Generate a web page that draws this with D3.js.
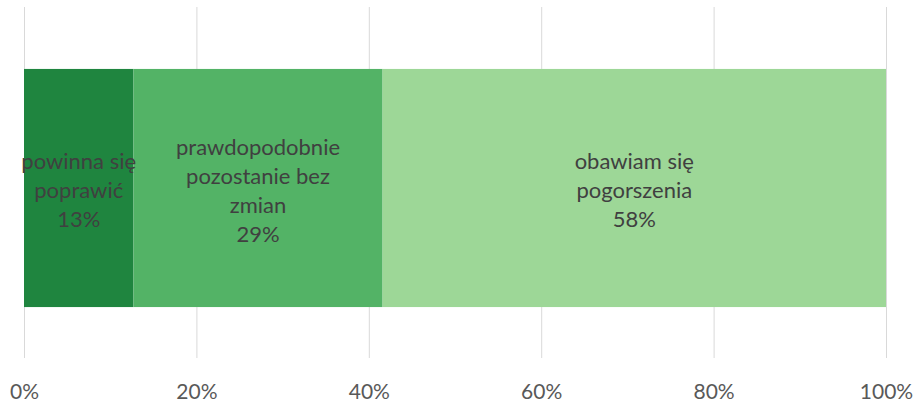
<!DOCTYPE html>
<html><head><meta charset="utf-8">
<script src="https://cdn.jsdelivr.net/npm/d3@7"></script>
<style>body{margin:0;background:#fff}svg{display:block}</style>
</head><body>
<svg id="c" width="915" height="412"></svg>
<script>
const categories = ["powinna się poprawić","prawdopodobnie pozostanie bez zmian","obawiam się pogorszenia"];
const labelLines = [["powinna się","poprawić"],["prawdopodobnie","pozostanie bez","zmian"],["obawiam się","pogorszenia"]];
const values = [12.7, 28.9, 58.4];
const colors = ["#1f853f","#53b366","#9dd797"];
const tickValues = [0,20,40,60,80,100];
const tickLabels = ["0%","20%","40%","60%","80%","100%"];

const svg = d3.select("#c");
const x = d3.scaleLinear().domain([0,100]).range([24,886]);
const y = d3.scaleBand().domain(["r"]).range([38,338]).padding(0.115);
const font = "Lato, 'Open Sans', sans-serif";

// gridlines
svg.append("g").attr("transform","translate(0,358)")
  .call(d3.axisBottom(x).tickValues(tickValues).tickSize(-351).tickFormat((d,i)=>tickLabels[i]).tickPadding(26))
  .call(g=>{g.select(".domain").remove();
    g.selectAll(".tick line").attr("stroke","#d9d9d9").attr("stroke-width",1);
    g.selectAll(".tick text").attr("fill","#595959").attr("font-size","21px").attr("font-family",font);});

let cum = 0;
const segs = values.map((v,i)=>{const s={i,v,x0:cum,x1:cum+v}; cum+=v; return s;});
svg.append("g").selectAll("rect").data(segs).join("rect")
  .attr("x",d=>x(d.x0)).attr("width",d=>x(d.x1)-x(d.x0))
  .attr("y",y("r")).attr("height",y.bandwidth())
  .attr("fill",d=>colors[d.i]);

const lh = 29;
const cy = y("r")+y.bandwidth()/2;
const lab = svg.append("g").attr("font-family",font).attr("font-size","22px").attr("fill","#404040").attr("text-anchor","middle");
segs.forEach(d=>{
  const lines = labelLines[d.i].concat([Math.round(d.v)+"%"]);
  const cx = (x(d.x0)+x(d.x1))/2;
  const n = lines.length;
  lines.forEach((t,k)=>{
    lab.append("text").attr("x",cx).attr("y",cy + (k-(n-1)/2)*lh + 10).text(t);
  });
});
</script>
</body></html>
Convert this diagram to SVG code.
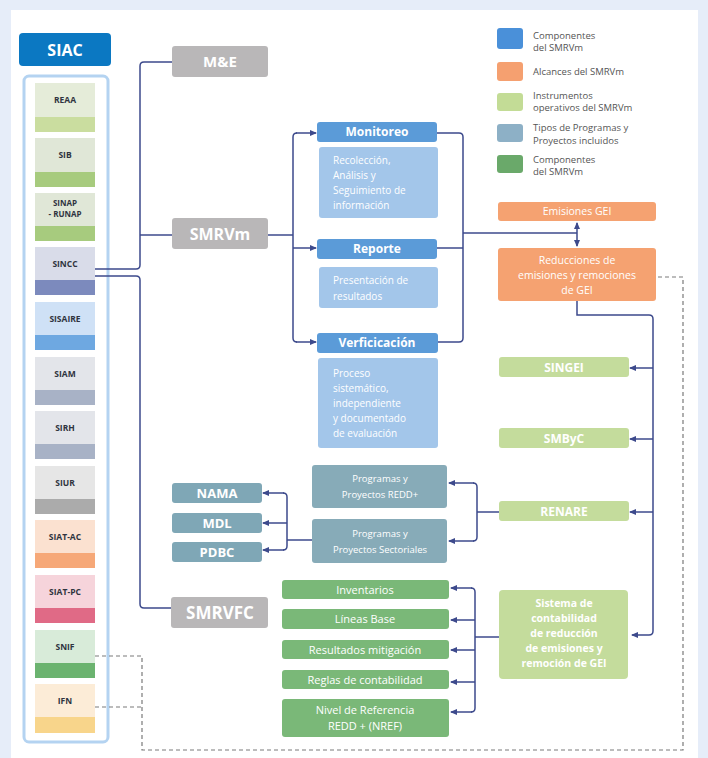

+++++

_BRIEF_. Drop the images and repeat the data exactly.

_RESPONSE TO THE EXERCISE_.
Generate a web page that draws this with D3.js.
<!DOCTYPE html>
<html><head><meta charset="utf-8">
<script src="https://cdn.jsdelivr.net/npm/d3@7"></script>
<style>body{margin:0;background:#fff}svg{display:block}</style>
</head><body>
<svg id="c" width="915" height="412"></svg>
<script>
const categories = ["powinna się poprawić","prawdopodobnie pozostanie bez zmian","obawiam się pogorszenia"];
const labelLines = [["powinna się","poprawić"],["prawdopodobnie","pozostanie bez","zmian"],["obawiam się","pogorszenia"]];
const values = [12.7, 28.9, 58.4];
const colors = ["#1f853f","#53b366","#9dd797"];
const tickValues = [0,20,40,60,80,100];
const tickLabels = ["0%","20%","40%","60%","80%","100%"];

const svg = d3.select("#c");
const x = d3.scaleLinear().domain([0,100]).range([24,886]);
const y = d3.scaleBand().domain(["r"]).range([38,338]).padding(0.115);
const font = "Lato, 'Open Sans', sans-serif";

// gridlines
svg.append("g").attr("transform","translate(0,358)")
  .call(d3.axisBottom(x).tickValues(tickValues).tickSize(-351).tickFormat((d,i)=>tickLabels[i]).tickPadding(26))
  .call(g=>{g.select(".domain").remove();
    g.selectAll(".tick line").attr("stroke","#d9d9d9").attr("stroke-width",1);
    g.selectAll(".tick text").attr("fill","#595959").attr("font-size","21px").attr("font-family",font);});

let cum = 0;
const segs = values.map((v,i)=>{const s={i,v,x0:cum,x1:cum+v}; cum+=v; return s;});
svg.append("g").selectAll("rect").data(segs).join("rect")
  .attr("x",d=>x(d.x0)).attr("width",d=>x(d.x1)-x(d.x0))
  .attr("y",y("r")).attr("height",y.bandwidth())
  .attr("fill",d=>colors[d.i]);

const lh = 29;
const cy = y("r")+y.bandwidth()/2;
const lab = svg.append("g").attr("font-family",font).attr("font-size","22px").attr("fill","#404040").attr("text-anchor","middle");
segs.forEach(d=>{
  const lines = labelLines[d.i].concat([Math.round(d.v)+"%"]);
  const cx = (x(d.x0)+x(d.x1))/2;
  const n = lines.length;
  lines.forEach((t,k)=>{
    lab.append("text").attr("x",cx).attr("y",cy + (k-(n-1)/2)*lh + 10).text(t);
  });
});
</script>
</body></html>
Convert this diagram to SVG code.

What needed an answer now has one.